Looking for a ‘good’ bacteria was an important focus of the project, explains Preben Nielsen, science manager at Novozymes. ‘We thought that we could use this experiment to teach children about bacteria and microorganisms and to teach them that bacteria can be good for us, not only pathogenic.’ It was important for the team that participants had a hands-on experience of science, and that they gained an appreciation of the ubiquitous presence of bacteria in our everyday lives. ‘Although you don’t see them, with the right experiments its relatively simple to demonstrate their presence in our environment,’ says Nielsen.

An image showing children conducting research

Source: © Getty Images

The spoils collected by the children were carefully transported back to the classroom to start the next part of the search. Once chopped into smaller pieces, the children added samples of their gathered material to separate pairs of test tubes – one containing pasteurised milk and the other a broth known to enrich the growth of lactic acid bacteria.

Next, the young citizen scientists waited patiently to see if the milk thickened to form yogurt when gently heated overnight, indicating the presence of the desired microbe. For positive samples, the partnering broth-filled test tube was sent off for further analysis by a team of 70 Novozyme scientists.

The project greatly underestimated the Danish schoolkids’ passion for science. Nielsen and his colleagues were staggered to receive over 11,000 broths that had tested positive in the experiments conducted by the young scientists. ‘We had to borrow an extra room because some days we got more than 100 shipments with the mail – it was almost like running a web shop.’ says Nielsen. ‘They were really engaged in going out and collecting samples and working with the samples.’

Mass effect

To date, 4000 separate strains of Lactobacillus have been identified from these samples, 10 of which hadn’t been previously discovered. Typically, one new species of Lactobacillus is described by Danish scientists each year – so the students have helped to set a new standard.

Nielsen says the crowdsourced nature of the experiment also has other advantages. ‘Normally when you describe a new bacterial species, you would like to be able to demonstrate that the bacteria can be found not only in one place but in several places, so you prefer three to five independent isolates. The good thing about Mass Experiment is that we have really a lot of samples and we have samples of the new strains from different schools that were collected independently.”

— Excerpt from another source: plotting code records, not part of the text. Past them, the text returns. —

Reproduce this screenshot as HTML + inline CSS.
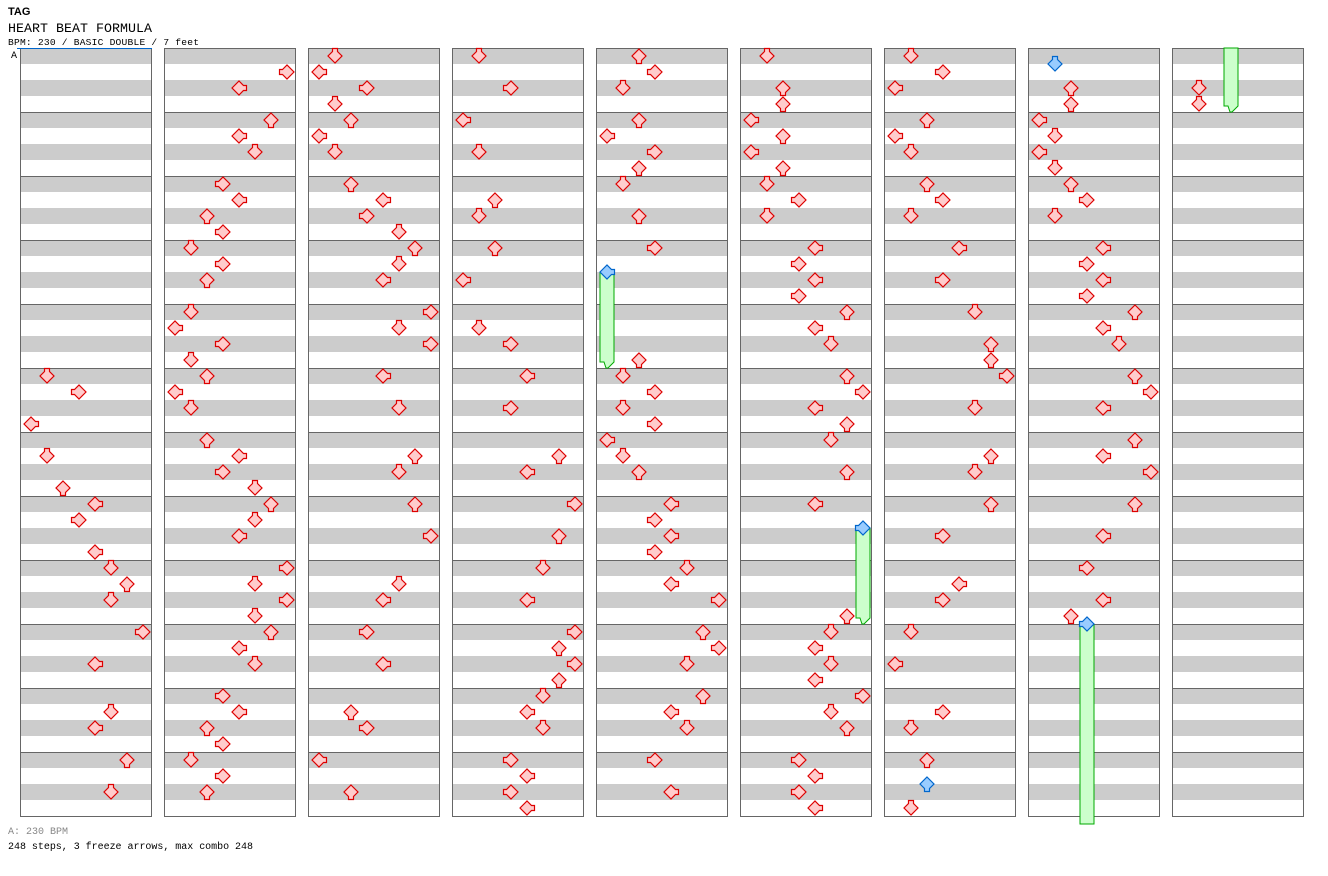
<!DOCTYPE html>
<html><head><meta charset="utf-8"><title>HEART BEAT FORMULA</title>
<style>html,body{margin:0;padding:0;background:#fff}svg{display:block}</style></head>
<body>
<svg id="chart" width="1328" height="876" viewBox="0 0 1328 876" xmlns="http://www.w3.org/2000/svg">
<text x="8" y="15" font-family="Liberation Sans, sans-serif" font-weight="bold" font-size="11">TAG</text>
<text x="8" y="32" font-family="Liberation Mono, monospace" font-size="13.3" textLength="144">HEART BEAT FORMULA</text>
<text x="8" y="45" font-family="Liberation Mono, monospace" font-size="9.6" textLength="191">BPM: 230 / BASIC DOUBLE / 7 feet</text>
<g id="cols"></g>
<line x1="17" y1="48.5" x2="152" y2="48.5" stroke="#0066cc" stroke-width="1"/>
<text x="11" y="58" font-family="Liberation Mono, monospace" font-size="10">A</text>
<g id="marks"></g>
<text x="8" y="834" font-family="Liberation Mono, monospace" font-size="10" fill="#888" textLength="60">A: 230 BPM</text>
<text x="8" y="849" font-family="Liberation Mono, monospace" font-size="10" textLength="245">248 steps, 3 freeze arrows, max combo 248</text>
</svg>
<script>
const columnCount = 9;
const rowsPerColumn = 48;
// notes: [column, row (quarter-beat), lane 0..7]
const notes = [
[0,20,1],[0,21,3],[0,23,0],[0,25,1],[0,27,2],[0,28,4],[0,29,3],[0,31,4],[0,32,5],[0,33,6],[0,34,5],[0,36,7],[0,38,4],[0,41,5],[0,42,4],[0,44,6],[0,46,5],
[1,1,7],[1,2,4],[1,4,6],[1,5,4],[1,6,5],[1,8,3],[1,9,4],[1,10,2],[1,11,3],[1,12,1],[1,13,3],[1,14,2],[1,16,1],[1,17,0],[1,18,3],[1,19,1],[1,20,2],[1,21,0],[1,22,1],[1,24,2],[1,25,4],[1,26,3],[1,27,5],[1,28,6],[1,29,5],[1,30,4],[1,32,7],[1,33,5],[1,34,7],[1,35,5],[1,36,6],[1,37,4],[1,38,5],[1,40,3],[1,41,4],[1,42,2],[1,43,3],[1,44,1],[1,45,3],[1,46,2],
[2,0,1],[2,1,0],[2,2,3],[2,3,1],[2,4,2],[2,5,0],[2,6,1],[2,8,2],[2,9,4],[2,10,3],[2,11,5],[2,12,6],[2,13,5],[2,14,4],[2,16,7],[2,17,5],[2,18,7],[2,20,4],[2,22,5],[2,25,6],[2,26,5],[2,28,6],[2,30,7],[2,33,5],[2,34,4],[2,36,3],[2,38,4],[2,41,2],[2,42,3],[2,44,0],[2,46,2],
[3,0,1],[3,2,3],[3,4,0],[3,6,1],[3,9,2],[3,10,1],[3,12,2],[3,14,0],[3,17,1],[3,18,3],[3,20,4],[3,22,3],[3,25,6],[3,26,4],[3,28,7],[3,30,6],[3,32,5],[3,34,4],[3,36,7],[3,37,6],[3,38,7],[3,39,6],[3,40,5],[3,41,4],[3,42,5],[3,44,3],[3,45,4],[3,46,3],[3,47,4],
[4,0,2],[4,1,3],[4,2,1],[4,4,2],[4,5,0],[4,6,3],[4,7,2],[4,8,1],[4,10,2],[4,12,3],[4,19,2],[4,20,1],[4,21,3],[4,22,1],[4,23,3],[4,24,0],[4,25,1],[4,26,2],[4,28,4],[4,29,3],[4,30,4],[4,31,3],[4,32,5],[4,33,4],[4,34,7],[4,36,6],[4,37,7],[4,38,5],[4,40,6],[4,41,4],[4,42,5],[4,44,3],[4,46,4],
[5,0,1],[5,2,2],[5,3,2],[5,4,0],[5,5,2],[5,6,0],[5,7,2],[5,8,1],[5,9,3],[5,10,1],[5,12,4],[5,13,3],[5,14,4],[5,15,3],[5,16,6],[5,17,4],[5,18,5],[5,20,6],[5,21,7],[5,22,4],[5,23,6],[5,24,5],[5,26,6],[5,28,4],[5,35,6],[5,36,5],[5,37,4],[5,38,5],[5,39,4],[5,40,7],[5,41,5],[5,42,6],[5,44,3],[5,45,4],[5,46,3],[5,47,4],
[6,0,1],[6,1,3],[6,2,0],[6,4,2],[6,5,0],[6,6,1],[6,8,2],[6,9,3],[6,10,1],[6,12,4],[6,14,3],[6,16,5],[6,18,6],[6,19,6],[6,20,7],[6,22,5],[6,25,6],[6,26,5],[6,28,6],[6,30,3],[6,33,4],[6,34,3],[6,36,1],[6,38,0],[6,41,3],[6,42,1],[6,44,2],[6,45.5,2],[6,47,1],
[7,0.5,1],[7,2,2],[7,3,2],[7,4,0],[7,5,1],[7,6,0],[7,7,1],[7,8,2],[7,9,3],[7,10,1],[7,12,4],[7,13,3],[7,14,4],[7,15,3],[7,16,6],[7,17,4],[7,18,5],[7,20,6],[7,21,7],[7,22,4],[7,24,6],[7,25,4],[7,26,7],[7,28,6],[7,30,4],[7,32,3],[7,34,4],[7,35,2],
[8,2,1],[8,3,1]
];
// freezes: [column, startRow, lane, endRow]
const freezes = [[4,13.5,0,19],[5,29.5,7,35],[7,35.5,3,51]];

const NS = 'http://www.w3.org/2000/svg';
function colX(c){ return 20 + 144*c; }
function laneX(c, lane){ return colX(c) + 11 + 16*lane; }
function rowY(r){ return 56 + 16*r; }
const rotations = [-90, 180, 0, 90]; // L D U R relative to up arrow
const arrowPath = 'M0,-7 L7,0 L2.5,4.5 L2.5,7.5 L-2.5,7.5 L-2.5,4.5 L-7,0 Z';

const colsG = document.getElementById('cols');
for (let c = 0; c < columnCount; c++) {
  const g = document.createElementNS(NS, 'g');
  
  
  for (let k = 0; k < rowsPerColumn; k++) {
    const r = document.createElementNS(NS, 'rect');
    
    
    r.setAttribute('x', colX(c)); r.setAttribute('y', 48 + 16*k);
    r.setAttribute('width', 132); r.setAttribute('height', 16);
    r.setAttribute('fill', k % 2 === 0 ? '#cccccc' : '#ffffff');
    g.appendChild(r);
  }
  for (let m = 1; m < 12; m++) {
    const l = document.createElementNS(NS, 'line');
    
    
    l.setAttribute('x1', colX(c)); l.setAttribute('x2', colX(c)+132);
    l.setAttribute('y1', 48 + 64*m + 0.5); l.setAttribute('y2', 48 + 64*m + 0.5);
    l.setAttribute('stroke', '#666'); l.setAttribute('stroke-width', 1);
    g.appendChild(l);
  }
  const b = document.createElementNS(NS, 'rect');
  
  
  b.setAttribute('x', colX(c)+0.5); b.setAttribute('y', 48.5);
  b.setAttribute('width', 131); b.setAttribute('height', 768);
  b.setAttribute('fill', 'none'); b.setAttribute('stroke', '#666');
  g.appendChild(b);
  colsG.appendChild(g);
}

const marks = document.getElementById('marks');
function drawArrow(c, r, lane){
  const p = document.createElementNS(NS, 'path');
  
  
  p.setAttribute('d', arrowPath);
  const blue = (r % 1) !== 0;
  p.setAttribute('fill', blue ? '#99ccff' : '#ffcccc');
  p.setAttribute('stroke', blue ? '#0066cc' : '#dd0000');
  p.setAttribute('stroke-width', 1.2);
  p.setAttribute('transform', 'translate(' + laneX(c, lane) + ',' + rowY(r) + ') rotate(' + rotations[lane % 4] + ')');
  marks.appendChild(p);
}
function freezeBody(c, lane, y0, y1, tip){
  const x = laneX(c, lane);
  const p = document.createElementNS(NS, 'path');
  
  
  let d = 'M' + (x-7) + ',' + y0 + ' L' + (x+7) + ',' + y0 + ' L' + (x+7) + ',' + y1;
  if (tip) d += ' L' + (x+1) + ',' + (y1+6) + ' L' + (x-1) + ',' + (y1+6) + ' L' + (x-3) + ',' + y1 + ' L' + (x-7) + ',' + y1;
  else d += ' L' + (x-7) + ',' + y1;
  d += ' Z';
  p.setAttribute('d', d);
  p.setAttribute('fill', '#ccffcc');
  p.setAttribute('stroke', '#00aa00');
  p.setAttribute('stroke-width', 1);
  marks.appendChild(p);
}
freezes.forEach(function(f){
  const c = f[0], s = f[1], lane = f[2], e = f[3];
  if (e < rowsPerColumn) {
    freezeBody(c, lane, rowY(s), rowY(e)+2, true);
  } else {
    freezeBody(c, lane, rowY(s), 824, false);
    freezeBody(c+1, lane, 48, rowY(e - rowsPerColumn)+2, true);
  }
});
notes.forEach(function(n){ drawArrow(n[0], n[1], n[2]); });
freezes.forEach(function(f){ drawArrow(f[0], f[1], f[2]); });
</script>
</body></html>
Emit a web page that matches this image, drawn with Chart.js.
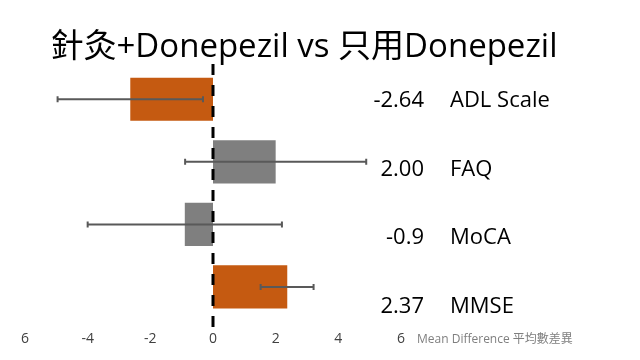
<!DOCTYPE html>
<html>
<head>
<meta charset="utf-8">
<script src="https://cdn.jsdelivr.net/npm/chart.js@4.4.1/dist/chart.umd.min.js"></script>
<style>
    html, body { margin: 0; padding: 0; background: #ffffff; overflow: hidden; }
    #wrap { width: 640px; height: 360px; position: relative; }
</style>
</head>
<body>
<div id="wrap"><canvas id="forestChart"></canvas></div>
<script>
// --- Data ---
const categories = ['ADL Scale', 'FAQ', 'MoCA', 'MMSE'];
const meanDiff = [-2.64, 2.00, -0.9, 2.37];
const valueLabels = ['-2.64', '2.00', '-0.9', '2.37'];
const errLow = [-4.96, -0.89, -4.0, 1.52];
const errHigh = [-0.32, 4.89, 2.2, 3.21];
const xTicks = [-6, -4, -2, 0, 2, 4, 6];
const xTickLabels = ['6', '-4', '-2', '0', '2', '4', '6'];

const titleText = '針灸+Donepezil vs 只用Donepezil';
const axisTitle = 'Mean Difference 平均數差異';

const ORANGE = '#C55A11';
const GRAY = '#7F7F7F';
const barColors = [ORANGE, GRAY, GRAY, ORANGE];

const latin = "'Open Sans', 'Noto Sans CJK TC', sans-serif";

// Error bars, zero line and all side texts
const overlayPlugin = {
    id: 'overlay',
    afterDatasetsDraw(chart) {
        const ctx = chart.ctx;
        const x = chart.scales.x;
        const y = chart.scales.y;
        const area = chart.chartArea;

        // error bars
        ctx.save();
        ctx.strokeStyle = '#595959';
        ctx.lineWidth = 2;
        for (let i = 0; i < categories.length; i++) {
            const yy = y.getPixelForValue(i);
            const x1 = x.getPixelForValue(errLow[i]);
            const x2 = x.getPixelForValue(errHigh[i]);
            ctx.beginPath();
            ctx.moveTo(x1, yy);
            ctx.lineTo(x2, yy);
            ctx.moveTo(x1, yy - 3);
            ctx.lineTo(x1, yy + 3);
            ctx.moveTo(x2, yy - 3);
            ctx.lineTo(x2, yy + 3);
            ctx.stroke();
        }
        ctx.restore();

        // dashed zero line
        const x0 = x.getPixelForValue(0);
        ctx.save();
        ctx.strokeStyle = '#000000';
        ctx.lineWidth = 3;
        ctx.setLineDash([11, 10]);
        ctx.beginPath();
        ctx.moveTo(x0, area.top - 4);
        ctx.lineTo(x0, area.bottom + 11);
        ctx.stroke();
        ctx.restore();

        // value + category labels on the right
        ctx.save();
        ctx.fillStyle = '#000000';
        ctx.font = '22px ' + latin;
        ctx.textBaseline = 'alphabetic';
        for (let i = 0; i < categories.length; i++) {
            const yy = y.getPixelForValue(i) + 8 + i * 5.9;
            ctx.textAlign = 'right';
            ctx.fillText(valueLabels[i], 424, yy);
            ctx.textAlign = 'left';
            ctx.fillText(categories[i], 450, yy);
        }
        ctx.restore();

        // title
        ctx.save();
        ctx.fillStyle = '#000000';
        ctx.font = '33px ' + latin;
        ctx.textAlign = 'center';
        ctx.textBaseline = 'alphabetic';
        ctx.fillText(titleText, 304, 57);
        ctx.restore();

        // axis title
        ctx.save();
        ctx.fillStyle = '#7F7F7F';
        ctx.font = '12px ' + latin;
        ctx.textAlign = 'left';
        ctx.textBaseline = 'middle';
        ctx.fillText(axisTitle, 417, area.bottom + 21);
        ctx.restore();
    }
};

const ctx = document.getElementById('forestChart').getContext('2d');

new Chart(ctx, {
    type: 'bar',
    data: {
        labels: categories,
        datasets: [{
            label: 'Mean Difference',
            data: meanDiff,
            backgroundColor: barColors,
            borderWidth: 0,
            barPercentage: 0.69,
            categoryPercentage: 1.0
        }]
    },
    options: {
        indexAxis: 'y',
        responsive: true,
        maintainAspectRatio: false,
        animation: false,
        layout: {
            padding: { left: 25, right: 239, top: 68, bottom: 1 }
        },
        scales: {
            x: {
                min: -6,
                max: 6,
                afterBuildTicks(scale) {
                    scale.ticks = xTicks.map(v => ({ value: v }));
                },
                ticks: {
                    callback: (value) => xTickLabels[xTicks.indexOf(value)],
                    color: '#404040',
                    font: { family: latin, size: 14 },
                    padding: 12,
                    maxRotation: 0,
                    autoSkip: false
                },
                grid: { display: false, drawTicks: false },
                border: { display: false }
            },
            y: {
                display: false
            }
        },
        plugins: {
            legend: { display: false },
            tooltip: { enabled: false }
        }
    },
    plugins: [overlayPlugin]
});
</script>
</body>
</html>
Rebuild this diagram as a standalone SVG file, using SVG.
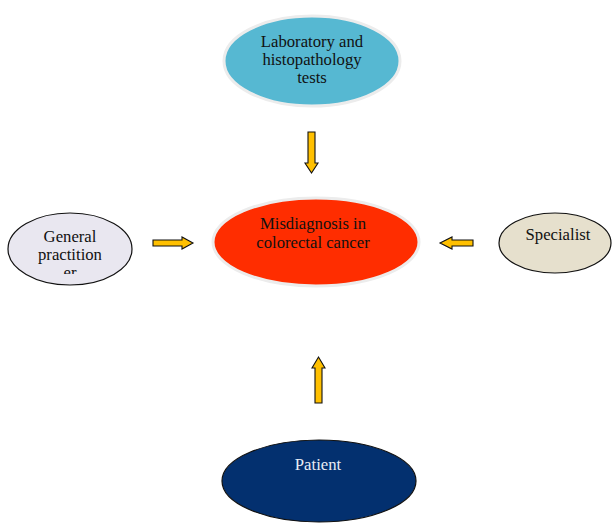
<svg xmlns="http://www.w3.org/2000/svg" width="612" height="525" viewBox="0 0 612 525">
<style>
text{font-family:"Liberation Serif","DejaVu Serif",serif;font-size:16.7px;fill:#111;text-anchor:middle}
.glow{stroke:#ececec;stroke-width:3}
.blk{stroke:#111;stroke-width:1.2}
.arr{fill:#FFC000;stroke:#111;stroke-width:1.1;stroke-linejoin:miter}
</style>
<defs>
<clipPath id="gpclip"><rect x="0" y="200" width="140" height="74"/></clipPath>
</defs>
<rect width="612" height="525" fill="#fff"/>
<g id="lab">
<ellipse cx="312" cy="61" rx="88" ry="45" fill="#56B8D2" class="glow"/>
<text x="312" y="47">Laboratory and</text>
<text x="312" y="65">histopathology</text>
<text x="312" y="83">tests</text>
</g>
<g id="misdiagnosis">
<ellipse cx="316" cy="242" rx="103" ry="44" fill="#FF2D00" class="glow"/>
<text x="313" y="229">Misdiagnosis in</text>
<text x="313" y="248">colorectal cancer</text>
</g>
<g id="gp">
<ellipse cx="70" cy="249" rx="62" ry="36" fill="#E9E7F0" class="blk"/>
<g clip-path="url(#gpclip)">
<text x="70" y="242">General</text>
<text x="70" y="260">practition</text>
<text x="70" y="278">er</text>
</g>
</g>
<g id="specialist">
<ellipse cx="555" cy="243" rx="56" ry="30" fill="#E6E0CD" class="blk"/>
<text x="558" y="240">Specialist</text>
</g>
<g id="patient">
<ellipse cx="319" cy="481" rx="97" ry="41" fill="#03306F" class="blk"/>
<text x="318" y="470" style="fill:#e8ecf4">Patient</text>
</g>
<g id="connectors">
<polygon class="arr" points="153,240 182,240 182,237 193,243 182,249 182,246 153,246"/>
<polygon class="arr" points="473,240 452,240 452,237 440,243 452,249 452,246 473,246"/>
<polygon class="arr" points="308,132 315,132 315,163 318,163 311.5,173 305,163 308,163"/>
<polygon class="arr" points="315,403 322,403 322,368 325,368 318.5,357 312,368 315,368"/>
</g>
</svg>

The data has been published in an interactive online map of Denmark showing the distribution of different lactic acid bacteria. Anyone can access the data to see where different strains of bacteria were discovered and details of the sample contained within the meta data. Importantly, credit is also given to the school responsible for each data set so students can track their own contributions. It’s also possible to view the evolutionary relationships between each strain as visualised in a phylogenetic tree that links each sample in the data set.

Scientific papers detailing the full characterisation and description of the new bacteria are forthcoming, but before publication the newly-discovered species each need a name. And as discoverers of new Lactobacillis, the children have been invited to suggest their own ideas for the new species. These citizen scientists will also be acknowledged in any research papers that uses these data. ‘This whole thing is about inspiring the youngsters to be interested in natural sciences and biology, where we used the discovery of healthy bacteria as a simple, yet very relevant case,’ said Nielsen.

But Nielsen believes scientific implications could reach far beyond the engagement of the next generation. ‘I’m pretty sure that some of the bacteria discovered in this experiment will contribute to product development, either at Novozymes or in public university research in the future. The aim is that these bacteria will be used in probiotic products that improve human health or in products to improve food quality.’